Frans Jorna benoemd tot Dutch national expert voor Open Government Partnership

30.08.2013

Associate lector Frans Jorna is door het Open Government Partnership (OGP) gevraagd om als Nederlandse national expert de implementatie van het Open Government Partnership door de Nederlandse rijksoverheid te volgen.

OGP is een internationale coalitie van landen die hun openbaar bestuur willen openstellen voor burgers: meer transparantie (open data), meer betrokkenheid (open source policy) leidt tot betere verantwoording over effectiviteit, efficiency. In 2011 zijn 8 landen waaronder het Verenigd Koninkrijk, Noorwegen en de VS gestart. Inmiddels is de club gegroeid tot 55 landen met een board dat voor 50% bestaat uit vertegenwoordigers van de lidstaten (ministers) en 50% uit NGO’s. OGP resideert in Washington.

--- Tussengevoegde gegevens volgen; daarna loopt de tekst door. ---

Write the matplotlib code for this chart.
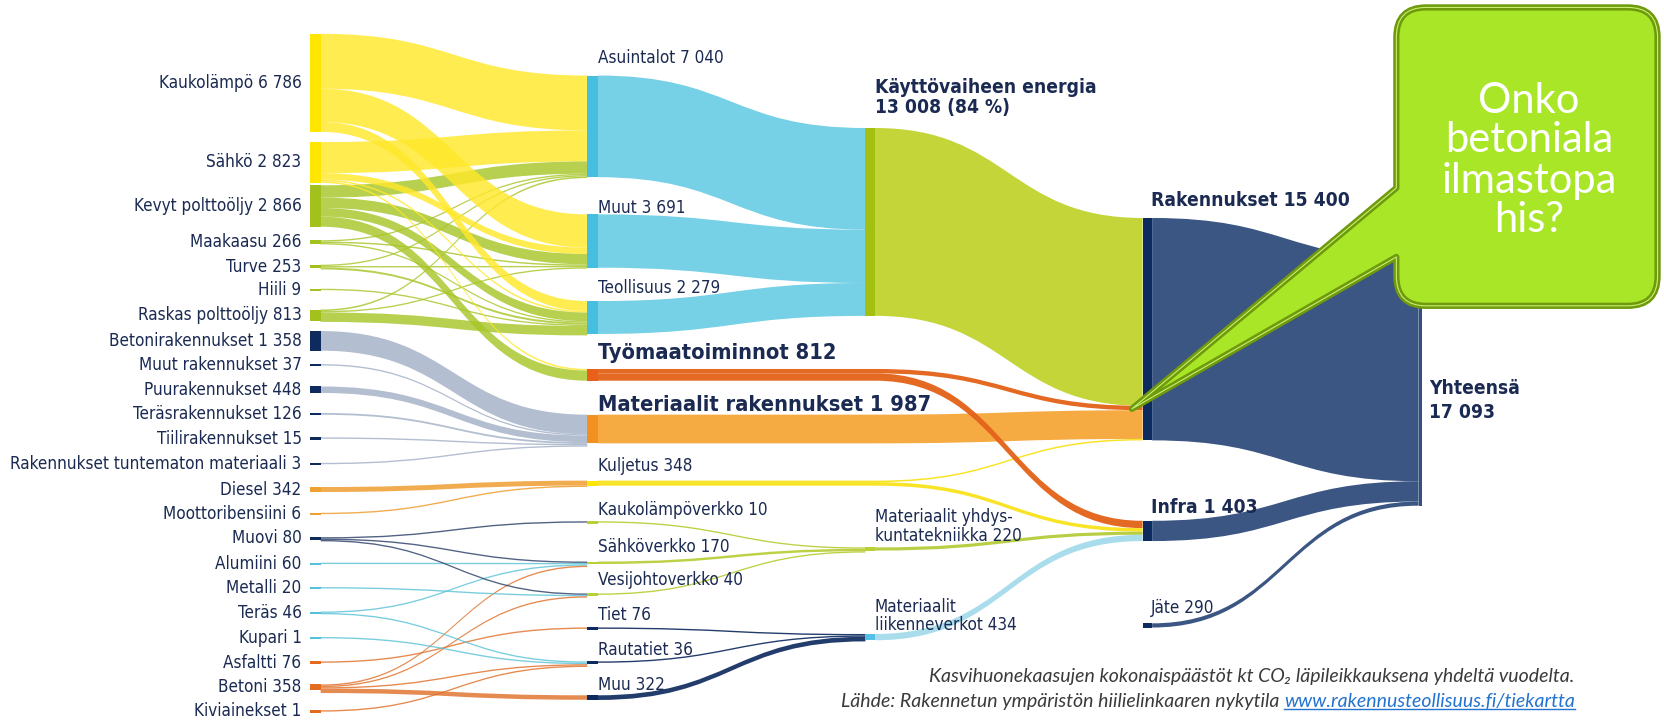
import matplotlib.pyplot as plt
from matplotlib import font_manager as fm
from matplotlib.path import Path
from matplotlib.patches import PathPatch, Rectangle

# --- data (kt CO2) ---
energy_sources = ["Kaukolämpö", "Sähkö", "Kevyt polttoöljy", "Maakaasu", "Turve", "Hiili", "Raskas polttoöljy"]
energy_values = [6786, 2823, 2866, 266, 253, 9, 813]
building_materials = ["Betonirakennukset", "Muut rakennukset", "Puurakennukset", "Teräsrakennukset",
                      "Tiilirakennukset", "Rakennukset tuntematon materiaali"]
building_material_values = [1358, 37, 448, 126, 15, 3]
fuels = ["Diesel", "Moottoribensiini"]
fuel_values = [342, 6]
infra_materials = ["Muovi", "Alumiini", "Metalli", "Teräs", "Kupari", "Asfaltti", "Betoni", "Kiviainekset"]
infra_material_values = [80, 60, 20, 46, 1, 76, 358, 1]

uses = ["Asuintalot", "Muut", "Teollisuus", "Työmaatoiminnot", "Materiaalit rakennukset", "Kuljetus",
        "Kaukolämpöverkko", "Sähköverkko", "Vesijohtoverkko", "Tiet", "Rautatiet", "Muu"]
use_values = [7040, 3691, 2279, 812, 1987, 348, 10, 170, 40, 76, 36, 322]
groups = ["Käyttövaiheen energia", "Materiaalit yhdyskuntatekniikka", "Materiaalit liikenneverkot"]
group_values = [13008, 220, 434]
sectors = ["Rakennukset", "Infra", "Jäte"]
sector_values = [15400, 1403, 290]
total_name = "Yhteensä"
total_value = 17093

links = [
    ("Kaukolämpö", "Asuintalot", 3800), ("Kaukolämpö", "Muut", 2300), ("Kaukolämpö", "Teollisuus", 686),
    ("Sähkö", "Asuintalot", 2150), ("Sähkö", "Muut", 449), ("Sähkö", "Teollisuus", 112),
    ("Sähkö", "Työmaatoiminnot", 112),
    ("Kevyt polttoöljy", "Asuintalot", 850), ("Kevyt polttoöljy", "Muut", 716),
    ("Kevyt polttoöljy", "Teollisuus", 600), ("Kevyt polttoöljy", "Työmaatoiminnot", 700),
    ("Maakaasu", "Asuintalot", 90), ("Maakaasu", "Muut", 102), ("Maakaasu", "Teollisuus", 74),
    ("Turve", "Asuintalot", 40), ("Turve", "Muut", 74), ("Turve", "Teollisuus", 139),
    ("Hiili", "Teollisuus", 9),
    ("Raskas polttoöljy", "Asuintalot", 110), ("Raskas polttoöljy", "Muut", 50),
    ("Raskas polttoöljy", "Teollisuus", 653),
    ("Betonirakennukset", "Materiaalit rakennukset", 1358), ("Muut rakennukset", "Materiaalit rakennukset", 37),
    ("Puurakennukset", "Materiaalit rakennukset", 448), ("Teräsrakennukset", "Materiaalit rakennukset", 126),
    ("Tiilirakennukset", "Materiaalit rakennukset", 15),
    ("Rakennukset tuntematon materiaali", "Materiaalit rakennukset", 3),
    ("Diesel", "Kuljetus", 342), ("Moottoribensiini", "Kuljetus", 6),
    ("Muovi", "Kaukolämpöverkko", 10), ("Muovi", "Sähköverkko", 55), ("Muovi", "Vesijohtoverkko", 15),
    ("Alumiini", "Sähköverkko", 60), ("Metalli", "Vesijohtoverkko", 20),
    ("Teräs", "Sähköverkko", 20), ("Teräs", "Rautatiet", 26), ("Kupari", "Rautatiet", 1),
    ("Asfaltti", "Tiet", 76),
    ("Betoni", "Sähköverkko", 35), ("Betoni", "Vesijohtoverkko", 5), ("Betoni", "Rautatiet", 9),
    ("Betoni", "Muu", 309), ("Kiviainekset", "Rautatiet", 1),
    ("Asuintalot", "Käyttövaiheen energia", 7040), ("Muut", "Käyttövaiheen energia", 3691),
    ("Teollisuus", "Käyttövaiheen energia", 2279),
    ("Kaukolämpöverkko", "Materiaalit yhdyskuntatekniikka", 10),
    ("Sähköverkko", "Materiaalit yhdyskuntatekniikka", 170),
    ("Vesijohtoverkko", "Materiaalit yhdyskuntatekniikka", 40),
    ("Tiet", "Materiaalit liikenneverkot", 76), ("Rautatiet", "Materiaalit liikenneverkot", 36),
    ("Muu", "Materiaalit liikenneverkot", 322),
    ("Työmaatoiminnot", "Rakennukset", 305), ("Työmaatoiminnot", "Infra", 507),
    ("Materiaalit rakennukset", "Rakennukset", 1987),
    ("Kuljetus", "Rakennukset", 105), ("Kuljetus", "Infra", 243),
    ("Käyttövaiheen energia", "Rakennukset", 13008),
    ("Materiaalit yhdyskuntatekniikka", "Infra", 220), ("Materiaalit liikenneverkot", "Infra", 434),
    ("Rakennukset", "Yhteensä", 15400), ("Infra", "Yhteensä", 1403), ("Jäte", "Yhteensä", 290),
]

# --- layout & style ---
K = 0.0136            # px per kt
col_x = [292, 553, 815, 1076, 1336]
bar_w = [10, 10, 9, 9, 3]
left_y = [78, 153, 194, 228, 251, 273, 297, 321, 344, 367, 390, 413, 437,
          461, 484, 507, 531, 554, 577, 601, 624, 647, 670]
use_y = [119, 227, 299, 353, 404, 455, 492, 530, 560, 592, 624, 657]
use_label_y = [55, 196, 271, 332, 381, 439, 480, 515, 546, 579, 612, 645]
group_y = [209, 517, 600]
group_label_y = [92, 496, 580]
sector_y = [310, 500, 589]
sector_label_y = [189, 478, 573]
total_y = 360

NAVY = "#0D2B5E"
TXT = "#1B2A52"

avail = {(f.name, f.stretch) for f in fm.fontManager.ttflist}
if any(n == "Liberation Sans Narrow" for n, s in avail):
    FONT = dict(family=["Liberation Sans Narrow", "DejaVu Sans"])
elif ("DejaVu Sans", "condensed") in avail:
    FONT = dict(family=["DejaVu Sans"], fontstretch="condensed")
else:
    FONT = dict(family=["Roboto", "DejaVu Sans"])
FFONT = dict(family=["Lato", "DejaVu Sans"], style="italic")

bar_col, flow_col = {}, {}
def style(names, bar, flow):
    for n in names:
        bar_col[n] = bar
        flow_col[n] = flow

style(energy_sources[:2], "#FFE600", "#FFE82A")
style(energy_sources[2:], "#A2C11C", "#A8C62A")
style(building_materials, NAVY, "#A3B0C6")
style(fuels, "#F0A030", "#EE9A28")
style(["Muovi"], NAVY, "#2C3F68")
style(["Alumiini", "Metalli", "Teräs", "Kupari"], "#55C0DA", "#5CC3D6")
style(["Asfaltti", "Betoni", "Kiviainekset"], "#E46A1E", "#E0712A")
style(uses[:3], "#45BEE0", "#72CFE6")
style(["Työmaatoiminnot"], "#E8601A", "#E4641C")
style(["Materiaalit rakennukset"], "#F39120", "#F5A73C")
style(["Kuljetus"], "#FFE500", "#F8E21E")
style(uses[6:9], "#B9CF34", "#BCD040")
style(uses[9:], NAVY, "#1B3566")
style(["Käyttövaiheen energia"], "#A3BF0F", "#C2D433")
style(["Materiaalit yhdyskuntatekniikka"], "#B9CF34", "#B7CD3E")
style(["Materiaalit liikenneverkot"], "#55C0E5", "#A6DCEC")
style(sectors, NAVY, "#34507F")
style([total_name], "#34507F", "#34507F")

nodes = {}
def add_nodes(names, values, col, ys):
    for n, v, y in zip(names, values, ys):
        nodes[n] = dict(col=col, y=y, h=max(v * K, 2.2), v=v)

add_nodes(energy_sources + building_materials + fuels + infra_materials,
          energy_values + building_material_values + fuel_values + infra_material_values, 0, left_y)
add_nodes(uses, use_values, 1, use_y)
add_nodes(groups, group_values, 2, group_y)
add_nodes(sectors, sector_values, 3, sector_y)
add_nodes([total_name], [total_value], 4, [total_y])

fig = plt.figure(figsize=(16.65, 7.21), dpi=100)
ax = fig.add_axes([0, 0, 1, 1])
ax.set_xlim(0, 1568)
ax.set_ylim(679, 0)
ax.axis("off")
renderer = fig.canvas.get_renderer()


def width_of(s, size, **kw):
    t = ax.text(0, 0, s, fontsize=size, **kw)
    bb = t.get_window_extent(renderer).transformed(ax.transData.inverted())
    t.remove()
    return bb.x1 - bb.x0


def fit(samples, **kw):
    sizes = [13 * w / width_of(s, 13, **kw) for s, w in samples]
    return sum(sizes) / len(sizes)


size_reg = fit([("Rakennukset tuntematon materiaali 3", 273), ("Kaukolämpö 6 786", 133),
                ("Kaukolämpöverkko 10", 159), ("Asuintalot 7 040", 120)], **FONT)
size_big = fit([("Materiaalit rakennukset 1 987", 342), ("Työmaatoiminnot 812", 205)],
               fontweight="bold", **FONT)
size_mid = fit([("Käyttövaiheen energia", 213), ("Infra 1 403", 102), ("Rakennukset 15 400", 177)],
               fontweight="bold", **FONT)
size_foot = fit([("Kasvihuonekaasujen kokonaispäästöt kt CO₂ läpileikkauksena yhdeltä vuodelta.", 605)],
                **FFONT)


def band(x0, xb, x1, s0, s1, t0, t1, color, alpha):
    xm = (xb + x1) / 2
    verts = [(x0, s0), (xb, s0), (xm, s0), (xm, t0), (x1, t0), (x1, t1),
             (xm, t1), (xm, s1), (xb, s1), (x0, s1), (x0, s0)]
    codes = [Path.MOVETO, Path.LINETO, Path.CURVE4, Path.CURVE4, Path.CURVE4, Path.LINETO,
             Path.CURVE4, Path.CURVE4, Path.CURVE4, Path.LINETO, Path.CLOSEPOLY]
    ax.add_patch(PathPatch(Path(verts, codes), fc=color, lw=0, alpha=alpha, zorder=1))


# stack links inside nodes
out_off = {n: 0.0 for n in nodes}
in_off = {n: 0.0 for n in nodes}
src_pos = {}
for s, t, v in sorted(links, key=lambda l: (nodes[l[0]]["y"], nodes[l[1]]["y"])):
    w = max(v * K, 1.3)
    top = nodes[s]["y"] - nodes[s]["h"] / 2 + out_off[s]
    src_pos[(s, t)] = (top, top + w)
    out_off[s] += w
for s, t, v in sorted(links, key=lambda l: (nodes[l[1]]["y"], nodes[l[0]]["y"])):
    w = max(v * K, 1.3)
    top = nodes[t]["y"] - nodes[t]["h"] / 2 + in_off[t]
    in_off[t] += w
    s0, s1 = src_pos[(s, t)]
    cs, ct = nodes[s]["col"], nodes[t]["col"]
    x0 = col_x[cs] + bar_w[cs]
    xb = col_x[ct - 1] + bar_w[ct - 1] if ct - cs > 1 else x0
    a = 0.82 if cs == 0 else 0.97
    band(x0, xb, col_x[ct], s0, s1, top, top + w, flow_col[s], a)

for n, d in nodes.items():
    c = d["col"]
    ax.add_patch(Rectangle((col_x[c], d["y"] - d["h"] / 2), bar_w[c], d["h"],
                           fc=bar_col[n], lw=0, zorder=3))


def fmt(v):
    return f"{v:,}".replace(",", " ")


# labels
for n in energy_sources + building_materials + fuels + infra_materials:
    ax.text(284, nodes[n]["y"], f"{n} {fmt(nodes[n]['v'])}", ha="right", va="center",
            fontsize=size_reg, color=TXT, **FONT)
for n, ly in zip(uses, use_label_y):
    big = n in ("Työmaatoiminnot", "Materiaalit rakennukset")
    ax.text(563, ly, f"{n} {fmt(nodes[n]['v'])}", ha="left", va="center",
            fontsize=size_big if big else size_reg, fontweight="bold" if big else "normal",
            color=TXT, **FONT)
share = round(100 * group_values[0] / sector_values[0])
group_text = [f"Käyttövaiheen energia\n{fmt(group_values[0])} ({share} %)",
              f"Materiaalit yhdys-\nkuntatekniikka {group_values[1]}",
              f"Materiaalit\nliikenneverkot {group_values[2]}"]
for i, (s, ly) in enumerate(zip(group_text, group_label_y)):
    ax.text(824, ly, s, ha="left", va="center", fontsize=size_mid if i == 0 else size_reg,
            fontweight="bold" if i == 0 else "normal", color=TXT, linespacing=1.05, **FONT)
for i, (n, ly) in enumerate(zip(sectors, sector_label_y)):
    ax.text(1084, ly, f"{n} {fmt(sector_values[i])}", ha="left", va="center",
            fontsize=size_mid if i < 2 else size_reg, fontweight="bold" if i < 2 else "normal",
            color=TXT, **FONT)
ax.text(1346, 377, f"{total_name}\n{fmt(total_value)}", ha="left", va="center", fontsize=size_mid,
        fontweight="bold", color=TXT, linespacing=1.3, **FONT)

# footer
ax.text(1483, 637, "Kasvihuonekaasujen kokonaispäästöt kt CO₂ läpileikkauksena yhdeltä vuodelta.",
        ha="right", va="center", fontsize=size_foot, color="#3A3A3A", **FFONT)
url = ax.text(1483, 661, "www.rakennusteollisuus.fi/tiekartta", ha="right", va="center",
              fontsize=size_foot, color="#2373D0", **FFONT)
bb = url.get_window_extent(renderer).transformed(ax.transData.inverted())
ax.plot([bb.x0, bb.x1], [bb.y0 - 1, bb.y0 - 1], color="#2373D0", lw=1)
ax.text(bb.x0 - 4, 661, "Lähde: Rakennetun ympäristön hiilielinkaaren nykytila", ha="right", va="center",
        fontsize=size_foot, color="#3A3A3A", **FFONT)

# callout
x0, x1, y0, y1, r = 1315, 1561, 7, 288, 28
ya, yb = 177, 242
tip = (1066, 385)
verts = [(x0 + r, y0), (x1 - r, y0), (x1, y0), (x1, y0 + r), (x1, y1 - r), (x1, y1), (x1 - r, y1),
         (x0 + r, y1), (x0, y1), (x0, y1 - r), (x0, yb), tip, (x0, ya), (x0, y0 + r), (x0, y0),
         (x0 + r, y0), (x0 + r, y0)]
codes = [Path.MOVETO, Path.LINETO, Path.CURVE3, Path.CURVE3, Path.LINETO, Path.CURVE3, Path.CURVE3,
         Path.LINETO, Path.CURVE3, Path.CURVE3, Path.LINETO, Path.LINETO, Path.LINETO, Path.LINETO,
         Path.CURVE3, Path.CURVE3, Path.CLOSEPOLY]
ax.add_patch(PathPatch(Path(verts, codes), fc="#A9E628", ec="#6E9A0C", lw=4.5, joinstyle="round", zorder=5))
ax.add_patch(PathPatch(Path(verts, codes), fc="none", ec="#C8EE70", lw=0.8, joinstyle="round", zorder=5))
for line, ly in zip(["Onko", "betoniala", "ilmastopa", "his?"], [95, 132, 170, 207]):
    ax.text(1440, ly, line, ha="center", va="center", fontsize=30, color="white",
            family=["Lato", "DejaVu Sans"], zorder=6)

fig.savefig("out.png", dpi=100)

“Nederland heeft zich al vroeg gemeld,” aldus Frans Jorna. “De totstandkoming van het eerste actieplan waarin de principes van OGP omgewerkt zijn tot acties had echter wat voeten in de aarde. Nu pas start de toetreding, met een allereerste review van het Actieplan. Die review gaan wij als lectoraat Governance van het Kenniscentrum Leefomgeving uitvoeren. Het was een lang proces, met meer dan honderd tegenkandidaten en veel skype-selectiegesprekken, maar het lectoraat is er als beste uitgekomen.”

Tussen begin september en eind januari voert Frans Jorna samen met trainee Sjardé Bolhaar de eerste review uit.